The older man sniffed. “You turned me on years ago to that Victorian detective guy. You remember? Sherlock Holmes?”
“Sure. Moriarty and going over the falls. Elementary, my dear McGill. What about him?”
“He said something like, when you had a problem, after you’ve eliminated all the sensible possibilities, then what you’ve got left, however stupid, has to be the solution.”
“Problem’s easy as can be, Mac. Mission went well. We all go back into the sleepers. While we’re out something happens. Bob Rogers goes off on the last flight west.” He hesitated. “Poor bastard. Communications folded its tent into the night and stole away.”
“Nice image, Jim. Should’ve been a poet instead of a starship commander.”
“Sure. No clues. No radio response anywhere on Earth. So, logic says something has to be wrong....I mean really very wrong, Mac, back home.”
“Surely they’d have found some way to let us all know?”
“Yeah, I just… Look, talk’s cheap and action costs. Best get ready for reentry. If we’re going to have to take over on manual, then I guess I’d best get in some reading on the controls. Been a long old time, you know.”
McGill nodded. “Sure. Remember one thing, won’t you, Jim?”
“What?”
“Port is left and starboard is right.”
“EVERYONE BELTED IN SAFE? I got around five minutes showing.”
“Assuming the clock’s working, Captain,” said Marcey Cortling, “and that it won’t go the way of Mom.” Steve Romero had finally switched off Mom, with the help of Mike Man.
The computer control had been deteriorating with increasing speed, leading to the motherly Kansas voice gibbering out streams of numbers and abstruse mathematical formulae in high-pitched, fluting tones.

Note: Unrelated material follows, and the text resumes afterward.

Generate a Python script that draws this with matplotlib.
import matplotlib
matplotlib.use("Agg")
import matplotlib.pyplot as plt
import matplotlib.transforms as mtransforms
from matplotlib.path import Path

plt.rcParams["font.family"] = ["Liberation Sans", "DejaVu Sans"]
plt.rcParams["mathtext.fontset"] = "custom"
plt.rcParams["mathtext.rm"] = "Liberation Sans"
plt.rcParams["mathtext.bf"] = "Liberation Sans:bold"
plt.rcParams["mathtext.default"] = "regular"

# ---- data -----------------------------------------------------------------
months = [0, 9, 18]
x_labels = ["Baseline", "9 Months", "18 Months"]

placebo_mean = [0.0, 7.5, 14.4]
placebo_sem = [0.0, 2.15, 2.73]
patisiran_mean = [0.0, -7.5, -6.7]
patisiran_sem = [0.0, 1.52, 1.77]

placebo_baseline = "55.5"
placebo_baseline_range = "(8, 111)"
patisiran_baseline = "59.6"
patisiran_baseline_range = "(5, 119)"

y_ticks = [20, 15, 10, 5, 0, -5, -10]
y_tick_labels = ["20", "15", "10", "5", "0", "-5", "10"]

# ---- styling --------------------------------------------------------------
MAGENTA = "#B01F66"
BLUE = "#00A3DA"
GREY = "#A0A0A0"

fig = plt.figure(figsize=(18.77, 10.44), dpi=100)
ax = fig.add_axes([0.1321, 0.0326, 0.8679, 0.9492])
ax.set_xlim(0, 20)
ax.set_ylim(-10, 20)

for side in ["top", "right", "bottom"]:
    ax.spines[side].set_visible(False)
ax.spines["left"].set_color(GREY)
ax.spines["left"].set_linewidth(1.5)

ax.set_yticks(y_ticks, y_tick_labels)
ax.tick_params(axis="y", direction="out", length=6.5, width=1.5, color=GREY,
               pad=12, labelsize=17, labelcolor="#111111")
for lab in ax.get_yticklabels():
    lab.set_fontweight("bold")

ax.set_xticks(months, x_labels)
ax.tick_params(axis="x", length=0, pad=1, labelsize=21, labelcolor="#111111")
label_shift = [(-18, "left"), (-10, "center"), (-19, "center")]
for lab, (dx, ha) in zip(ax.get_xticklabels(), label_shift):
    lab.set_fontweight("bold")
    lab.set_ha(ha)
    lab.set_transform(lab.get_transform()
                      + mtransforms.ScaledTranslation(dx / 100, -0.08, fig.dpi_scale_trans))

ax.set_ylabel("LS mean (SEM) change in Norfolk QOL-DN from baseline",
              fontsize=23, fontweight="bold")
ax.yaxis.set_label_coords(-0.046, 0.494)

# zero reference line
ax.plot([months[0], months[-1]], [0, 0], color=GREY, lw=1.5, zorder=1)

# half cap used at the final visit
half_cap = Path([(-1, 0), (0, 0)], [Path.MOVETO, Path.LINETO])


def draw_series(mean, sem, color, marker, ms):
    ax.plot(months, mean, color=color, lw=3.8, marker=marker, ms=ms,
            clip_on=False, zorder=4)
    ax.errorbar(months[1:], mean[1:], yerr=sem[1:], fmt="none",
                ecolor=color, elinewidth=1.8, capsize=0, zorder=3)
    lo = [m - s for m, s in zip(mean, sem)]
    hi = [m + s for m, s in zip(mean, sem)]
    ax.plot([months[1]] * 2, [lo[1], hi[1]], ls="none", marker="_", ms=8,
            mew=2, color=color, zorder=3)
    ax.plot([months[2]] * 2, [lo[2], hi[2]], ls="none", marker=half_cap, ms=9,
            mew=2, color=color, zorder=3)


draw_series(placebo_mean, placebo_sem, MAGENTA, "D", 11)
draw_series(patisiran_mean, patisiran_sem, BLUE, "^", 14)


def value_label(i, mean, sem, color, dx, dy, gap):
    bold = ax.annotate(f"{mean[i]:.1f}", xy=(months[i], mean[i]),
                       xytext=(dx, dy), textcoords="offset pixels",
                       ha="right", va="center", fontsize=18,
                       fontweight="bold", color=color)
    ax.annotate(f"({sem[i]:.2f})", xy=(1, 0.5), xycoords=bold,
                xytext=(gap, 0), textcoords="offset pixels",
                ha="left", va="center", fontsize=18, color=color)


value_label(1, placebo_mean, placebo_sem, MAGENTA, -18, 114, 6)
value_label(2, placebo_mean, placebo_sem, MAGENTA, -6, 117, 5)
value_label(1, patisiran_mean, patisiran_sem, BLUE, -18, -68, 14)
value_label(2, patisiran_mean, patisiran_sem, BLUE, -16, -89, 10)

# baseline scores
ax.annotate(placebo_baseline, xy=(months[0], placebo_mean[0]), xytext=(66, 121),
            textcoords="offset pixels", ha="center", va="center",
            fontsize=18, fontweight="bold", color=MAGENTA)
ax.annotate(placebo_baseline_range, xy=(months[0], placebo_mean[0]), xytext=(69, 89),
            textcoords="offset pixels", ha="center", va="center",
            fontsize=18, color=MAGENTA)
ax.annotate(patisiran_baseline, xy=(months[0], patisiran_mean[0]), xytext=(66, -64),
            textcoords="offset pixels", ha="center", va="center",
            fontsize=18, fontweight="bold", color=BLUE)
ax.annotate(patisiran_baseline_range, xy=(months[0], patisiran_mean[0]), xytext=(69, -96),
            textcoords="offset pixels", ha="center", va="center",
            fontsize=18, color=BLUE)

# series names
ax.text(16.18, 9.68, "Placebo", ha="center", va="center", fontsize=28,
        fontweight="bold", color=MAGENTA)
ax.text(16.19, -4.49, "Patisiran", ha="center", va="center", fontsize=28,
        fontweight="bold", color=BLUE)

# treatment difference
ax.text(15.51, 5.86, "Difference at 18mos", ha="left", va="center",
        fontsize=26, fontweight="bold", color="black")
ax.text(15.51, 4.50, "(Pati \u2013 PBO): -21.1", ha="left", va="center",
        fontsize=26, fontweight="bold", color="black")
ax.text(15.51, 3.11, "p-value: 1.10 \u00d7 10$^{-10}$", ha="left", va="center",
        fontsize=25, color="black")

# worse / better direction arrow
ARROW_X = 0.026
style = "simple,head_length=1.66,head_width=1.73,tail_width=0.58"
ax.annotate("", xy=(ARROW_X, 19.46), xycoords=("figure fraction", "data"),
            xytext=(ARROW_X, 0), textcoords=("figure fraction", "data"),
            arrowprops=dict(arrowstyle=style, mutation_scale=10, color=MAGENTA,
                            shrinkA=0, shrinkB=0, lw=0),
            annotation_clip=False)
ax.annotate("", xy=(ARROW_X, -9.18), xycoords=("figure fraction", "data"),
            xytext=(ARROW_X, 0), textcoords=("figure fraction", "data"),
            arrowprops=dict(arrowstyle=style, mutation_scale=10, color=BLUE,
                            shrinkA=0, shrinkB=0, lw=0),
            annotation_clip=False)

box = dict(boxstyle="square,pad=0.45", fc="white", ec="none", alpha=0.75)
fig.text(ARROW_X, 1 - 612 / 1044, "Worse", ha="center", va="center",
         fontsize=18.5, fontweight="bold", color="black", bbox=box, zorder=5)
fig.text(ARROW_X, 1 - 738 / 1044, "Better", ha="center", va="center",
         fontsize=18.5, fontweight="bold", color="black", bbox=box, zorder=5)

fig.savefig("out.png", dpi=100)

Kyle Lynch’s voice came through the intercom. “Checked the data on reentry comp control, and it all looks like an ace on the line. Can’t find anything wrong.”
Jim Hilton laughed. “Comes under the category of famous last words, Kyle.”
As the Aquila encountered the top surface of the atmosphere, it was beginning to vibrate. The outside sensors were already inching up the temp scale, out of the green and into the pale yellow section of the repeater dials, but still way short of the crimson segment.
“Least we might be able to get a better view of Earth once we break through.” Kyle was gripping the arms of his seat with white-knuckled fists. “Cameras and deep-focus lenses all show a blur. Could be cloud cover, but you wouldn’t expect the whole planet to be shrouded like that.”
The shaking was building up, and the interior of the ship was filled with a piercing humming noise.
The temperature was out of the yellow and sliding fast toward orange.
“Hang on, everybody,” said Jim Hilton, calm as if he were taking the twins for an afternoon drive into the Hollywood Hills. “Here we go.”